$20B Cash: Yet Nothing to Buy.

 

JPMorgan has found itself with the rarest problem in modern finance: too much money and nothing obvious to buy.

Jamie Dimon says the bank could spend $10bn or $20bn on an acquisition over the next couple of years. In ordinary human terms, this is a number so large it should come with its own weather system. In 2026 market terms, it is apparently what you pay for a payments company with 11 employees, an AI roadmap and a multiple that requires belief in reincarnation.

This is the trouble with having $50bn in excess capital during a hype market. The wallet is fat. The menu is silly.

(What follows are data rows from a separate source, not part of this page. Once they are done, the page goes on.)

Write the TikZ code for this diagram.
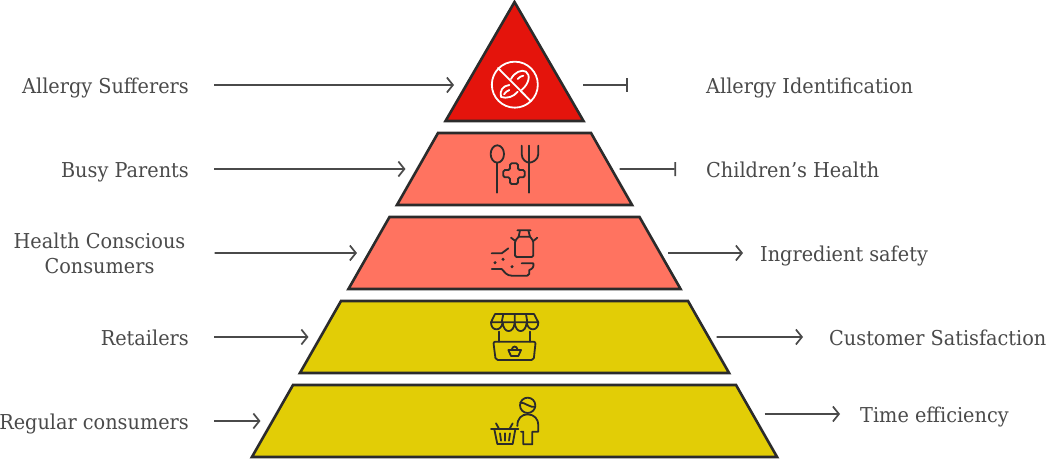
\documentclass[tikz,border=0pt]{standalone}
\usepackage{fontspec}
\setmainfont{DejaVu Serif}[FakeStretch=0.94]
\usetikzlibrary{arrows.meta,shapes.geometric,calc}
\definecolor{inkgrey}{HTML}{4A4A4A}
\definecolor{edgegrey}{HTML}{2B2B2B}
\definecolor{topred}{HTML}{E4140C}
\definecolor{midcoral}{HTML}{FF7360}
\definecolor{lowyellow}{HTML}{E2CD06}
\begin{document}
\begin{tikzpicture}[x=1pt, y=-1pt,
    tier/.style={trapezium, draw=edgegrey, line width=2.6pt, inner sep=0pt, outer sep=0pt,
      trapezium left angle=60.3, trapezium right angle=60.3, text height=72pt, text depth=0pt},
    tagtext/.style={font=\fontsize{20.5}{25}\selectfont, text=inkgrey, inner sep=0pt},
    tagline/.style={tagtext, text height=18pt, text depth=2pt},
    flow/.style={draw=inkgrey, line width=1.7pt, -{Straight Barb[length=6pt,width=15pt]}},
    stub/.style={draw=inkgrey, line width=1.7pt, -{Bar[width=14pt]}},
    icon/.style={draw=edgegrey, line width=1.8pt, line cap=round, line join=round}]
    \useasboundingbox (0,0) rectangle (1048,458);

    % the tiers, top to bottom
    \draw[draw=edgegrey, line width=2.6pt, fill=topred, line join=miter] (514.5,2) -- (445.5,121) -- (583.5,121) -- cycle;
    \node[tier, fill=midcoral, text width=153pt] (tierB) at (514.5,169) {};
    \node[tier, fill=midcoral, text width=250pt] (tierC) at (514.5,253) {};
    \node[tier, fill=lowyellow, text width=347pt] (tierD) at (514.5,337) {};
    \node[tier, fill=lowyellow, text width=443pt] (tierE) at (514.5,421) {};
    \coordinate (sideAl) at (466,85);
    \coordinate (sideAr) at (563,85);

    % left labels
    \node[tagline, anchor=east] (whoA) at (189,85) {Allergy Sufferers};
    \node[tagline, anchor=east] (whoB) at (189,169) {Busy Parents};
    \node[tagtext, align=center] (whoC) at (99.5,253) {Health Conscious\\Consumers};
    \node[tagline, anchor=east] (whoD) at (189,337) {Retailers};
    \node[tagline, anchor=east] (whoE) at (189,421) {Regular consumers};

    % right labels
    \node[tagline, anchor=west] (goalA) at (706,85) {Allergy Identification};
    \node[tagline, anchor=west] (goalB) at (706,169) {Children’s Health};
    \node[tagline, anchor=west] (goalC) at (760,253) {Ingredient safety};
    \node[tagline, anchor=west] (goalD) at (829,337) {Customer Satisfaction};
    \node[tagline, anchor=west] (goalE) at (860,414) {Time efficiency};

    % connectors
    \draw[flow, shorten <=25pt, shorten >=12pt] (whoA.east) -- (sideAl);
    \draw[flow, shorten <=25pt, shorten >=12pt] (whoB.east) -- (tierB.west);
    \draw[flow, shorten <=29pt, shorten >=12pt] (whoC.east) -- (tierC.west);
    \draw[flow, shorten <=25pt, shorten >=12pt] (whoD.east) -- (tierD.west);
    \draw[flow, shorten <=25pt, shorten >=12pt] (whoE.east) -- (tierE.west);
    \draw[stub, shorten <=20pt, shorten >=78pt] (sideAr) -- (goalA.west);
    \draw[stub, shorten <=8pt, shorten >=30pt] (tierB.east) -- (goalB.west);
    \draw[flow, shorten <=8pt, shorten >=17pt] (tierC.east) -- (goalC.west);
    \draw[flow, shorten <=8pt, shorten >=26pt] (tierD.east) -- (goalD.west);
    \draw[flow, shorten <=8pt, shorten >=20pt] (tierE.east |- goalE.west) -- (goalE.west);

    % icons, in the pixels of a 3x crop
    \begin{scope}[shift={(480,55)}, x=0.3333pt, y=-0.3333pt, icon, draw=white]
      \draw (104.5,89) circle (69);
      \draw (54,39) -- (152,138);
      \draw (93,72) .. controls (103,52) and (125,42) .. (138,50) .. controls (152,60) and (148,85) .. (125,105);
      \draw (113,72) .. controls (118,66) and (124,63) .. (130,62);
      \draw (88,90) .. controls (68,92) and (58,108) .. (63,126) .. controls (80,132) and (102,125) .. (113,110);
      \draw (72,118) .. controls (76,112) and (82,107) .. (88,105);
    \end{scope}
    \begin{scope}[shift={(430,0)}, x=0.3333pt, y=-0.3333pt, icon]
      \draw (202,462) ellipse (20 and 26);
      \draw (202,488) -- (202,578);
      \draw (275,437) -- (275,462) .. controls (275,480) and (290,488) .. (298,488) .. controls (306,488) and (325,480) .. (325,462) -- (325,437);
      \draw (298,437) -- (298,578);
      \draw[rounded corners=1.5pt] (240,490) -- (264,490) -- (264,510) -- (284,510) -- (284,532) -- (264,532) -- (264,552) -- (240,552) -- (240,532) -- (220,532) -- (220,510) -- (240,510) -- cycle;
    \end{scope}
    \begin{scope}[shift={(440,215)}, x=0.3333pt, y=-0.3333pt, icon]
      \draw (232,46) -- (272,46) (240,46) -- (236,65) (265,46) -- (270,65) (236,65) -- (270,65);
      \draw[rounded corners=1.5pt] (236,65) -- (225,78) -- (225,126) -- (280,126) -- (280,78) -- (270,65);
      \draw (213,68) -- (226,78) (292,68) -- (280,78);
      \draw (155,115) -- (185,115) -- (205,100);
      \fill[edgegrey] (189,133) circle (5) (165,143) circle (5) (216,155) circle (5);
      \draw (155,162) -- (185,162) .. controls (195,172) and (200,182) .. (215,182) -- (262,182) .. controls (268,182) and (270,172) .. (268,165) .. controls (278,162) and (282,155) .. (280,145) -- (245,145);
    \end{scope}
    \begin{scope}[shift={(440,300)}, x=0.3333pt, y=-0.3333pt, icon]
      \draw (165,42) -- (282,42) -- (295,67) (165,42) -- (153,67) -- (295,67);
      \draw (190,42) -- (185,67) (224,42) -- (224,67) (258,42) -- (262,67);
      \draw (153,67) .. controls (153,95) and (185,95) .. (188,67) .. controls (190,102) and (222,102) .. (224,67) .. controls (226,102) and (258,102) .. (260,67) .. controls (263,95) and (295,95) .. (295,67);
      \draw (178,95) -- (178,125) (270,95) -- (270,125);
      \draw[rounded corners=2pt] (160,125) -- (287,125) -- (281,180) -- (167,180) -- cycle;
      \draw (205,150) -- (243,150) -- (235,168) -- (213,168) -- cycle;
      \draw (215,150) .. controls (217,136) and (231,136) .. (233,150);
    \end{scope}
    \begin{scope}[shift={(440,300)}, x=0.3333pt, y=-0.3333pt, icon]
      \draw (263,316) circle (23);
      \draw (241,308) .. controls (255,306) and (270,325) .. (286,320);
      \draw (232,378) .. controls (232,355) and (245,343) .. (263,343) .. controls (283,343) and (295,358) .. (295,375) -- (295,395) -- (277,395) -- (277,433) -- (250,433) -- (250,395) -- (243,395);
      \draw (153,388) -- (235,388);
      \draw (168,370) -- (178,388) (218,370) -- (208,388);
      \draw (163,388) -- (172,432) -- (218,432) -- (226,388);
      \draw (180,400) -- (183,422) (195,400) -- (195,422) (210,400) -- (207,422);
    \end{scope}
\end{tikzpicture}
\end{document}
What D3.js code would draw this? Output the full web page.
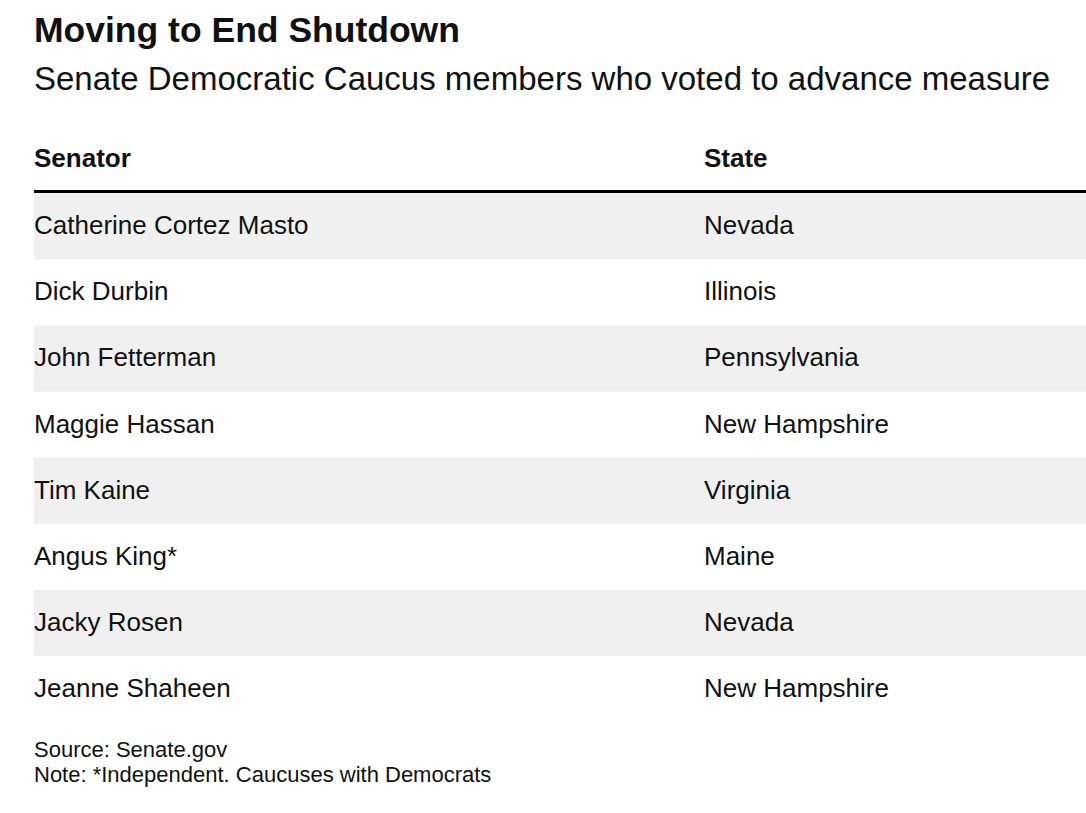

JPMorgan cannot simply buy another big deposit-taking bank, because it already owns more than 10 per cent of America’s deposits, which in regulatory language means: thank you, Jamie, you have eaten enough. There are exceptions, of course. When a bank is on fire and the government is holding the extinguisher, JPMorgan can be invited in as civilization’s preferred mop. Bear Stearns, Washington Mutual, First Republic: Dimon has long been very good at appearing when the building is structurally interesting.

But outside a crisis, the obvious doors are locked. So the bank must look elsewhere.

Payments? Already expensive.

Wealth management? Everyone wants it.

Asset management? Everyone says they are different.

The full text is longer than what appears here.